2019-11-18 -- An approach to NPC knowledge in persistent MMOs

Chris Ertel

Introduction

I used to dabble in amateur game development, and one of the most interesting bits to me was trying to figure out how to make believable, interesting, and alive worlds.

There’re a whole bunch of interesting resources on trying to render large virtual worlds and procedurally generate them–but while the environments are increasingly high-fidelity and cool, the denizens of those environments aren’t really seeming to get more interesting.

Now, I recognize that there have been some really amazing advances in game NPC AI. There was amazing use of STRIPSplanners in F.E.A.R., for example. Left 4 Dead made some amazing strides both in ally NPC AI and also in dynamic story-beat/encounter generation.

That said, I struggle to find a case of NPC AI that seems to hold up well in a large, shared world. A good chunk of that is, I think, that in my ideal MMORPG (or arguably any computer RPG (cRPG), but that’s a different write-up) the world itself responds to players and rewards and punishes behavior that is concordant or disruptive in the game logic–if the AI can’t notice this behavior and act on it, it becomes hard to take it similarly.
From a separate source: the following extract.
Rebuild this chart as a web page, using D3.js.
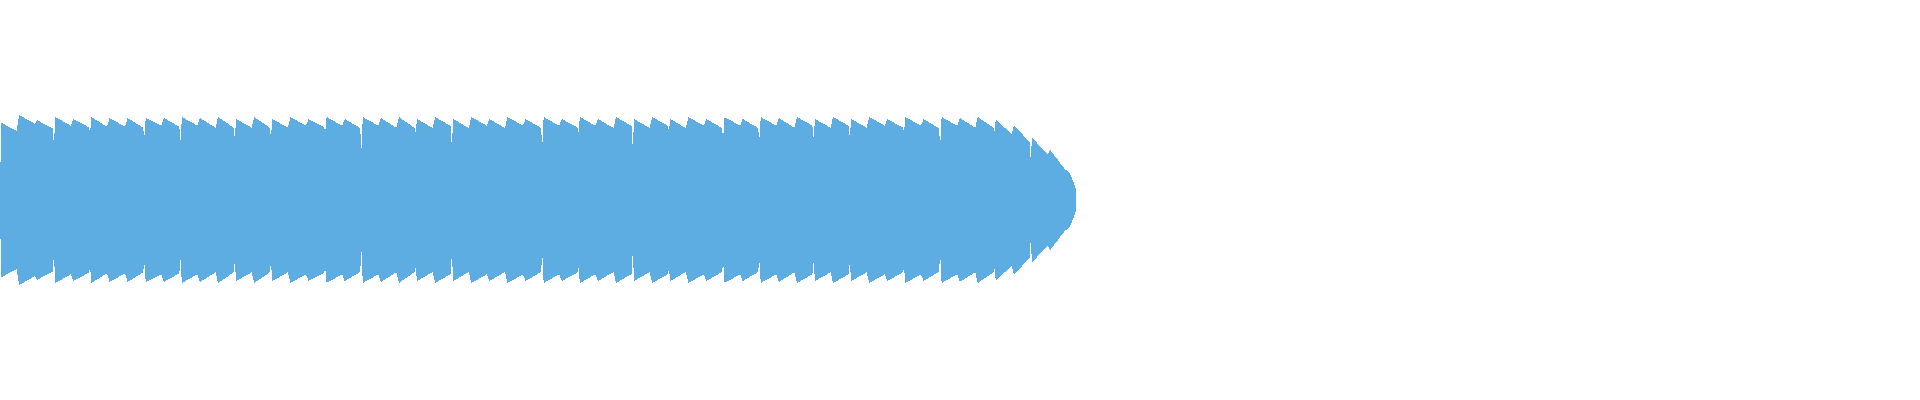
<!DOCTYPE html>
<html>
<head>
    <meta charset="utf-8">
    <style>
        body {
            margin: 0;
            background: #fff;
        }

        svg {
            display: block;
        }

        .band {
            fill: #5dade2;
            shape-rendering: crispEdges;
        }
    </style>
    <title>Mirrored band</title>
</head>

<body>
    <svg width="1920" height="400"></svg>
</body>

<script src="https://d3js.org/d3.v7.min.js"></script>
<script>
    // one value per week: the level right after the weekly jump
    let weekPeaks = [77.3, 85, 79.7, 83, 81, 83, 82, 82, 82, 82,
        83, 82, 83, 81, 83, 81, 83, 81, 83, 81,
        83, 82, 83, 81, 83, 81, 83, 81, 83, 81,
        83, 81, 83, 81, 83, 81, 83, 81, 83, 81,
        83, 81, 83, 82, 83, 81, 83, 81, 83, 81,
        83, 81, 83, 82, 83, 81, 74.3, 62.3, 50]

    // level at the last day of each week
    let weekEnds = [69.3, 76.3, 71.7, 74.3, 72.7, 73.3, 73.3, 72.3, 74.3, 73.3,
        74.3, 72.3, 72.3, 72.3, 72.3, 72.3, 74.3, 72.7, 74.3, 72,
        74.3, 72.3, 72, 72, 74, 72, 74.3, 72, 74.3, 72,
        74.3, 72.7, 74.3, 72, 74, 72, 74.3, 72, 74.3, 72,
        74.3, 72, 74.3, 72.3, 74.3, 72.3, 74.3, 72.3, 74.3, 72.3,
        74.3, 71.7, 74.3, 72.3, 72.3, 65.7, 58.3, 45.7]

    // short drop between two weeks (null = none)
    let weekDips = [null, null, 54.3, null, 67.3, null, null, 62.3, null, 60,
        null, null, 62.3, null, 62.3, null, null, 68, null, 49,
        null, null, 68, null, 53, null, null, null, null, 53,
        null, 67, null, null, 52, null, 69, null, null, 62,
        null, 60, null, null, 62, null, 62, null, null, 68,
        null, 54, null, null, 69, null, 41, null]

    // daily values of the final, unfinished week
    let tailValues = [46.5, 43.5, 40, 36.5, 33, 30, 29, 24, 18.3, 10]

    let width = 1920
    let height = 400
    let svg = d3.select('svg')

    let points = [{ day: -0.4, v: 0 }]
    weekPeaks.forEach(function (p, k) {
        points.push({ day: k * 7, v: p })
        if (k < weekEnds.length) {
            points.push({ day: k * 7 + 6, v: weekEnds[k] })
            if (weekDips[k] != null) points.push({ day: k * 7 + 6.45, v: weekDips[k] })
        }
    })
    tailValues.forEach(function (v, i) {
        points.push({ day: (weekPeaks.length - 1) * 7 + i + 1, v: v })
    })

    let lastDay = d3.max(points, d => d.day)

    let x = d3.scaleLinear()
        .domain([-0.4, lastDay])
        .range([0, 1076])

    let y = d3.scaleLinear()
        .domain([-100, 100])
        .range([300, 100])

    let area = d3.area()
        .x(d => x(d.day))
        .y0(d => y(-d.v))
        .y1(d => y(d.v))
        .curve(d3.curveLinear)

    svg.append('path')
        .datum(points)
        .attr('class', 'band')
        .attr('d', area)
</script>
</html>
Another aspect of this is that the lot of most NPCs in these games is to stay around just long enough to provide players something to shoot at and murder…they’re pop-up targets and little else. One of the oldest tricks (engaged in by both F.E.A.R. and the original Half-Life) is to simply crank up the hitpoints of an AI opponent to make it last longer (and thus seem smarter), and to add some barks (speech emotes) to give the player an impression of thinking or communication. All of this when the actual workings are not terribly geared towards intelligence, artificial or otherwise.

So, if I want large interactive worlds with interactive populations that are more than just noisy, durable targets, I think we should branch out more.

Towards supporting more immersive environments

One of the key limitations we run into is that the number of modes that a player can inhabit in order to interact with a game environment is not large. While I defer to folks with more of a formal background in ludic studies to probably have a better insight on this, let us suppose that the immersion of a game is a function of how large the space is of actions that a player can take with some measurable, observable impact on the game state.

The card game War has effectively no choices afforded to the players, nor does Chutes and Ladders (though it does have some fascination for the statistically-minded). Farther along, we run into games that have a high dimensionality of a discretized space like Go or Chess, where even though the board itself is small the gigantic branch factors of both games mean that decisions exist and can be studied in detail.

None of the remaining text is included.